Vient alors le couronnement. Le roi est intronisé, c’est-à-dire qu’il s’installe sur le trône (ici le trône de Dagobert 1er). Les 12 pairs de France apportent ensuite la couronne qu’ils tiennent au-dessus de la tête du roi où l’archevêque la pose enfin.



Ainsi couronné, et après une dernière profession de foi, le roi reçoit les baisers de l’archevêque et des pairs, et l’assemblée scande un « vive le roi éternellement ! ».

 

Enfin, à l’issue d’une messe, le monarque échange sa lourde couronne de sacre contre une plus légère avant de se diriger hors de la cathédrale où il est accueilli par la foule en liesse. Il se rend ensuite au Palais du Tau où un grand festin est prévu, tandis que des banquets et spectacles sont organisées dans la ville pour la population.

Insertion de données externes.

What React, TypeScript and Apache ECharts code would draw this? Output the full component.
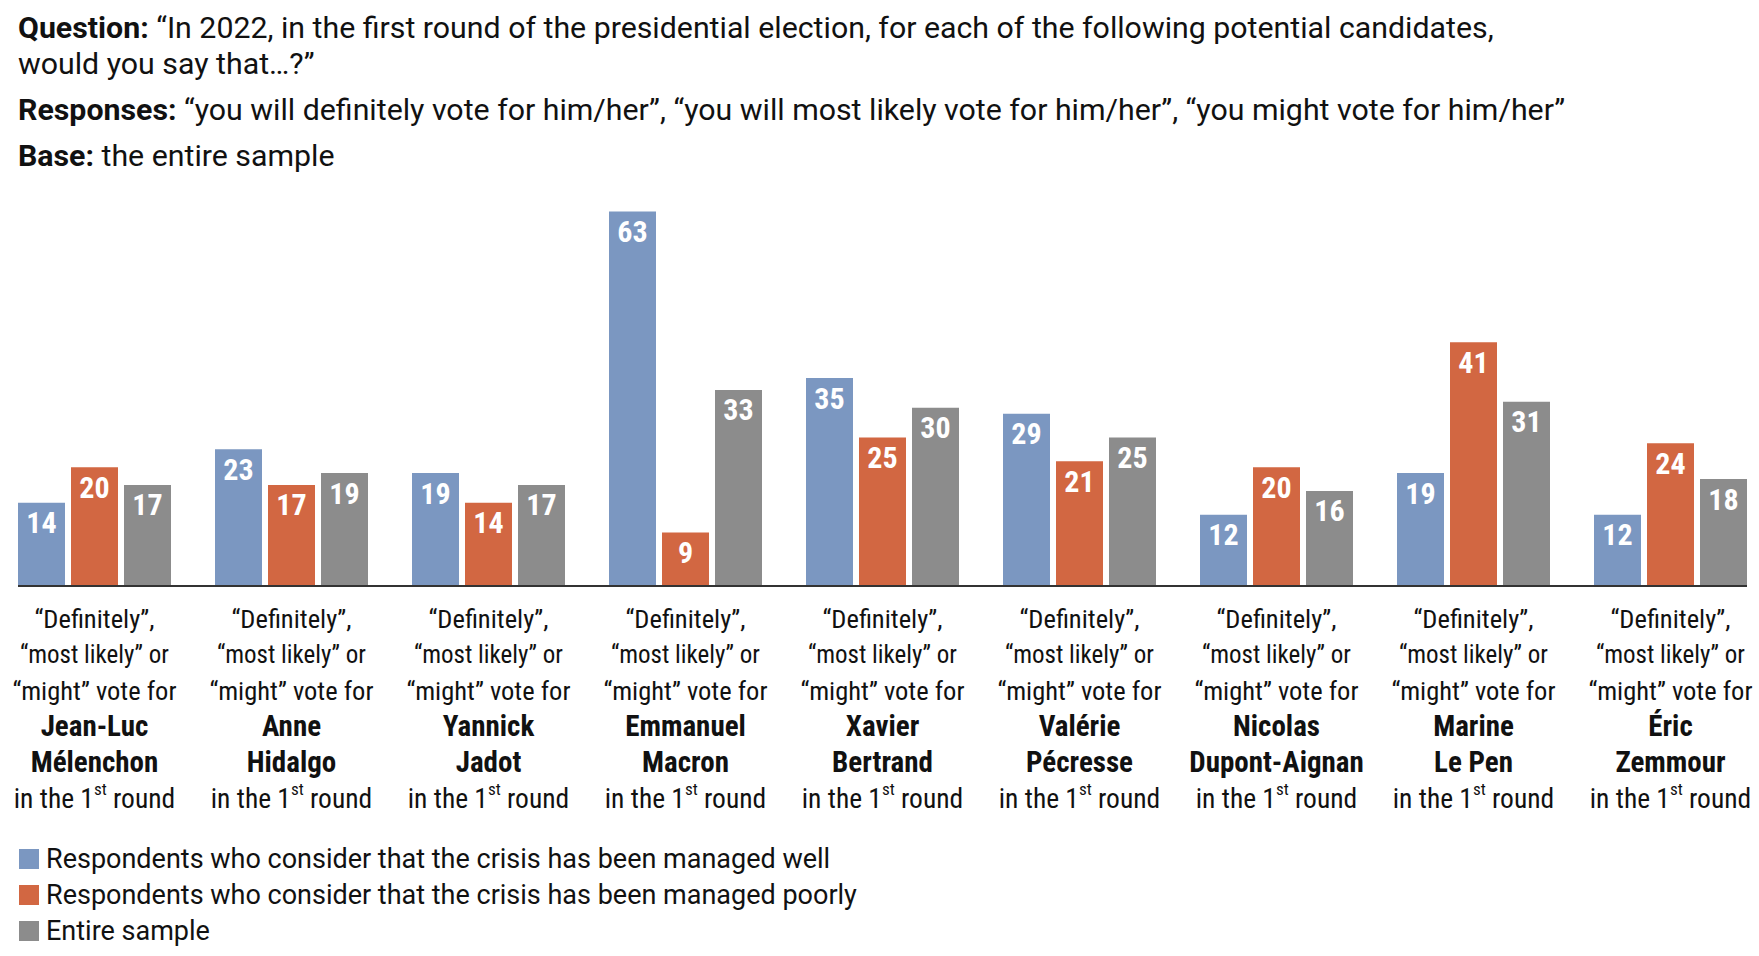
import React, { useEffect, useRef } from 'react';
import * as echarts from 'echarts';

// candidate names, two lines each (the bold part of the axis label)
const candidates = [
  'Jean-Luc\nMélenchon',
  'Anne\nHidalgo',
  'Yannick\nJadot',
  'Emmanuel\nMacron',
  'Xavier\nBertrand',
  'Valérie\nPécresse',
  'Nicolas\nDupont-Aignan',
  'Marine\nLe Pen',
  'Éric\nZemmour',
];

const managedWell = [14, 23, 19, 63, 35, 29, 12, 19, 12];
const managedPoorly = [20, 17, 14, 9, 25, 21, 20, 41, 24];
const entireSample = [17, 19, 17, 33, 30, 25, 16, 31, 18];

const seriesNames = [
  'Respondents who consider that the crisis has been managed well',
  'Respondents who consider that the crisis has been managed poorly',
  'Entire sample',
];
const colors = ['#7b97c1', '#d26742', '#8c8c8c'];

const FONT = "'Roboto Condensed', 'DejaVu Sans Condensed', sans-serif";
const WIDE_FONT = "Roboto, 'Liberation Sans', sans-serif";
const BAR_W = 47;
const BAR_GAP = 6;

const App: React.FC = () => {
  const chartRef = useRef<HTMLDivElement>(null);

  useEffect(() => {
    document.body.style.margin = '0';
    if (!chartRef.current) return;
    const chart = echarts.init(chartRef.current, undefined, { renderer: 'svg' });

    const titleRich = {
      b: { fontFamily: WIDE_FONT, fontSize: 30.3, fontWeight: 'bold', color: '#111', lineHeight: 36 },
      t: { fontFamily: WIDE_FONT, fontSize: 30.3, fontWeight: 'normal', color: '#111', lineHeight: 36 },
    };

    const barSeries = [managedWell, managedPoorly, entireSample].map((data, i) => ({
      name: seriesNames[i],
      type: 'bar',
      data,
      barWidth: BAR_W,
      barGap: (BAR_GAP / BAR_W) * 100 + '%',
      itemStyle: { color: colors[i] },
      label: {
        show: true,
        position: 'insideTop',
        distance: 5,
        color: '#fff',
        fontFamily: FONT,
        fontWeight: 'bold',
        fontSize: 30,
      },
    }));

    const option = {
      animation: false,
      title: [
        {
          left: 18,
          top: 9,
          padding: 0,
          text:
            '{b|Question:}{t| “In 2022, in the first round of the presidential election, for each of the following potential candidates,}\n{t|would you say that…?”}',
          textStyle: { rich: titleRich },
        },
        {
          left: 18,
          top: 91,
          padding: 0,
          text:
            '{b|Responses:}{t| “you will definitely vote for him/her”, “you will most likely vote for him/her”, “you might vote for him/her”}',
          textStyle: { rich: titleRich },
        },
        {
          left: 18,
          top: 137,
          padding: 0,
          text: '{b|Base:}{t| the entire sample}',
          textStyle: { rich: titleRich },
        },
      ],
      legend: {
        orient: 'vertical',
        left: 19,
        top: 844,
        padding: 0,
        icon: 'rect',
        itemWidth: 20,
        itemHeight: 20,
        itemGap: 6,
        data: seriesNames,
        textStyle: {
          fontFamily: WIDE_FONT,
          fontSize: 27,
          color: '#111',
          lineHeight: 30,
          padding: [0, 0, 0, 2],
        },
      },
      grid: {
        left: -4,
        width: 1773,
        top: 170,
        bottom: 370,
        outerBoundsMode: 'none',
        containLabel: false,
      },
      xAxis: {
        type: 'category',
        data: candidates,
        axisLine: { show: false },
        axisTick: { show: false },
        axisLabel: {
          interval: 0,
          margin: 14,
          hideOverlap: false,
          formatter: (value: string) => {
            const [first, last] = value.split('\n');
            return [
              '{n|“Definitely”,}',
              '{m|“most likely” or}',
              '{n|“might” vote for}',
              `{b|${first}}`,
              `{b|${last}}`,
              '{r|in the 1}{s|st}{r| round}',
            ].join('\n');
          },
          rich: {
            n: { fontFamily: FONT, fontSize: 26.5, color: '#111', lineHeight: 36 },
            m: { fontFamily: FONT, fontSize: 25, color: '#111', lineHeight: 36 },
            r: { fontFamily: FONT, fontSize: 27.5, color: '#111', lineHeight: 36 },
            b: { fontFamily: FONT, fontSize: 29, fontWeight: 'bold', color: '#111', lineHeight: 36 },
            s: { fontFamily: FONT, fontSize: 17, color: '#111', lineHeight: 22, verticalAlign: 'top' },
          },
        },
      },
      yAxis: {
        type: 'value',
        min: 0,
        max: 70,
        show: false,
        splitLine: { show: false },
      },
      series: barSeries,
    };

    chart.setOption(option);

    // baseline spanning from the first bar group to the last one
    const half = (3 * BAR_W + 2 * BAR_GAP) / 2;
    const xFirst = chart.convertToPixel({ xAxisIndex: 0 }, 0) as number;
    const xLast = chart.convertToPixel({ xAxisIndex: 0 }, candidates.length - 1) as number;
    const yZero = chart.convertToPixel({ yAxisIndex: 0 }, 0) as number;
    chart.setOption({
      graphic: [
        {
          type: 'line',
          z: 10,
          shape: { x1: xFirst - half, y1: yZero, x2: xLast + half, y2: yZero },
          style: { stroke: '#333', lineWidth: 2 },
        },
      ],
    });

    return () => {
      chart.dispose();
    };
  }, []);

  return <div ref={chartRef} style={{ width: 1759, height: 956, background: '#fff' }} />;
};

export default App;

Sachez que si le roi est marié, le sacre de la reine se fait dans la foulée. Dans le cas contraire, la reine est sacrée après le mariage royal, souvent à Paris ou à la basilique Saint-Denis.

 

COMBIEN DE ROIS SACRÉS À REIMS ?

 

En 1000 ans, 33 rois seront sacrés à Reims. Si Louis le Pieux, fils de Charlemagne, est bien le premier en 816, rien n’est fixé officiellement. Au 9e et 10e siècles, les rois peuvent ainsi choisir le lieu de leur couronnement : Noyon, Laon ou encore Compiègne.

 

Il faut attendre le sacre d’Henri 1er en 1027 pour que les rois de France soient traditionnellement sacrés en la cathédrale de Reims. Tous le seront ensuite jusqu’à Charles X en 1825, sauf Louis VI (sacré à Orléans le 3 août 1108 car son frère, désireux de succéder à leur père, l’empêche d’accéder à Reims), Henri IV (sacré le 27 février 1594 en la cathédrale de Chartres car les guerres de religions l’empêche d’accéder à Reims et Paris, aux mains de la ligue catholique, tandis que lui est encore protestant jusqu’à son abjuration à l’occasion de son couronnement), et Louis XVIII (Il sera nommé roi de France à la chute de Napoléon 1er, et ne sera pas sacré).